Data provided
◇ ◇ ◇ ◇ ◇ ◇ ◇
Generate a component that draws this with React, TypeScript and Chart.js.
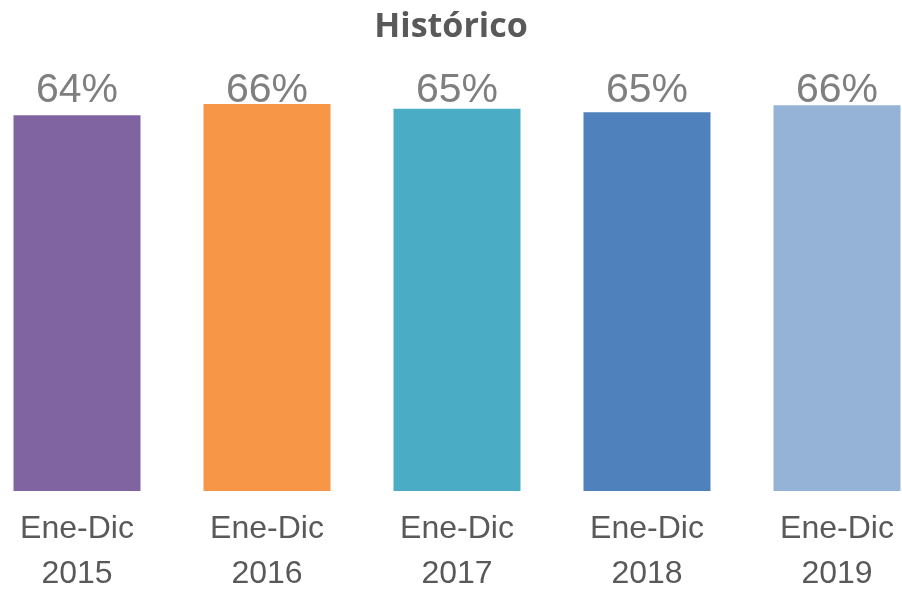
import { useEffect, useRef } from 'react';
import { Chart, registerables } from 'chart.js';

Chart.register(...registerables);

const titleText = 'Histórico';
const categories = [
  ['Ene-Dic', '2015'],
  ['Ene-Dic', '2016'],
  ['Ene-Dic', '2017'],
  ['Ene-Dic', '2018'],
  ['Ene-Dic', '2019'],
];
const values = [64.0, 65.9, 65.1, 64.5, 65.7];
const valueLabels = ['64%', '66%', '65%', '65%', '66%'];
const barColors = ['#8064A2', '#F79646', '#4BACC6', '#4F81BD', '#95B3D7'];

const FONT = '"Liberation Sans", Arial, sans-serif';

const valueLabelPlugin = {
  id: 'valueLabelPlugin',
  afterDatasetsDraw(chart: any) {
    const ctx = chart.ctx;
    const meta = chart.getDatasetMeta(0);
    ctx.save();
    ctx.font = `41px ${FONT}`;
    ctx.fillStyle = '#7F7F7F';
    ctx.textAlign = 'center';
    ctx.textBaseline = 'alphabetic';
    meta.data.forEach((bar: any, i: number) => {
      ctx.fillText(valueLabels[i], bar.x, chart.chartArea.top + 22);
    });
    ctx.restore();
  },
};

const titlePlugin = {
  id: 'titlePlugin',
  afterDraw(chart: any) {
    const ctx = chart.ctx;
    ctx.save();
    ctx.font = `bold 34px "Open Sans", sans-serif`;
    ctx.fillStyle = '#595959';
    ctx.textAlign = 'center';
    ctx.textBaseline = 'alphabetic';
    ctx.fillText(titleText, 469, 37);
    ctx.restore();
  },
};

export default function App() {
  const ref = useRef<HTMLCanvasElement | null>(null);

  useEffect(() => {
    if (!ref.current) return;
    const chart = new Chart(ref.current, {
      type: 'bar',
      data: {
        labels: categories,
        datasets: [
          {
            data: values,
            backgroundColor: barColors,
            borderWidth: 0,
            categoryPercentage: 1,
            barPercentage: 127 / 190,
          },
        ],
      },
      options: {
        animation: false,
        responsive: false,
        maintainAspectRatio: false,
        layout: { padding: { top: 80, left: 0, right: 0, bottom: 0 } },
        plugins: {
          legend: { display: false },
          title: { display: false },
          tooltip: { enabled: false },
        },
        scales: {
          x: {
            grid: { display: false },
            border: { display: false },
            ticks: {
              color: '#595959',
              font: { size: 32, family: FONT, lineHeight: 45 / 32 },
              padding: 8,
              maxRotation: 0,
              autoSkip: false,
            },
          },
          y: {
            display: false,
            min: 0,
            max: 70,
          },
        },
      },
      plugins: [valueLabelPlugin, titlePlugin],
    });
    return () => chart.destroy();
  }, []);

  return (
    <div
      style={{
        position: 'absolute',
        left: 0,
        top: 0,
        width: 902,
        height: 589,
        overflow: 'hidden',
        background: '#ffffff',
      }}
    >
      <canvas
        ref={ref}
        width={950}
        height={605}
        style={{ position: 'absolute', left: -18, top: 0, width: 950, height: 605 }}
      />
    </div>
  );
}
◇ ◇ ◇ ◇ ◇ ◇ ◇
Work to complete
Restate, line by line and word for word, everything from the top of the material through the line that contains "Chart.register(...registerables);". Leave pictures out.

In response
Generate a component that draws this with React, TypeScript and Chart.js.
import { useEffect, useRef } from 'react';
import { Chart, registerables } from 'chart.js';

Chart.register(...registerables);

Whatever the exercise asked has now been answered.